Ch. 9 Flashcards
Trading Area
A geographical area containing the customers and potential customers of a particular retailer or group of retailers for specific goods and/or services.
Trading-Area Overlap
Where the same customers are served by both branches.
Geographic Information System (GIS)
Software that combines digitized mapping with key locational data to graphically depict trading-area characteristics such as population demographics, data on consumer purchases and listings of current, proposed and competitor locations.
Primary Trading Area
Encompasses 50-80% of a store’s customers; is the area closest to the store, and possesses the highest density of customers to population and the highest per capita sales.
Secondary Trading Area
Contains an additional 15-25% of a store’s customers, and is located outside the primary area where customers are more dispersed.
Fringe Trading Area
Includes all the remaining customers, who are more widely dispersed.
Destination Stores
Retail outlets with a trading area much larger than that of a competitor with a less unique appeal.

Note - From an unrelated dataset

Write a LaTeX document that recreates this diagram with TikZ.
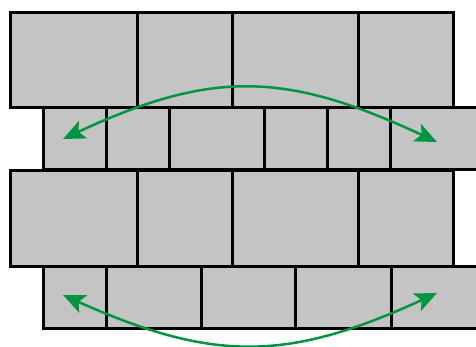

It offers a better merchandise assortment in its product categories, promotes more extensively, and/or creates a stronger image.
Parasite Stores
Do not create their own traffic, and have no real trading areas of their own.
Analog Model
The simplest and most popular trading-area analysis model.
Regression Model
A model that uses a series of mathematical equations showing the association between potential store sales and several independent variables at each location (like population size, average income, etc.)
Gravity Model
A model based on the premise that people are drawn to stores that are closer and more attractive than competitors’ stores.
Reilly’s Law of Retail Gravitation
The traditional means of trading-area delineation.
Point of Indifference
The geographic breaking point between the two cities, at which consumers are indifferent to shopping at either.
Huff’s Law of Shopper Attraction
A formula that delineates trading areas on the basis of the product assortment (of the items desired by the customer) carried at various shopping locations, travel times from the shopper’s home to alternative locations, and the sensitivity of the kind of shopping to travel time.
Economic Base
An area’s industrial and commercial structure- the companies and industries that residents depend on to earn a living.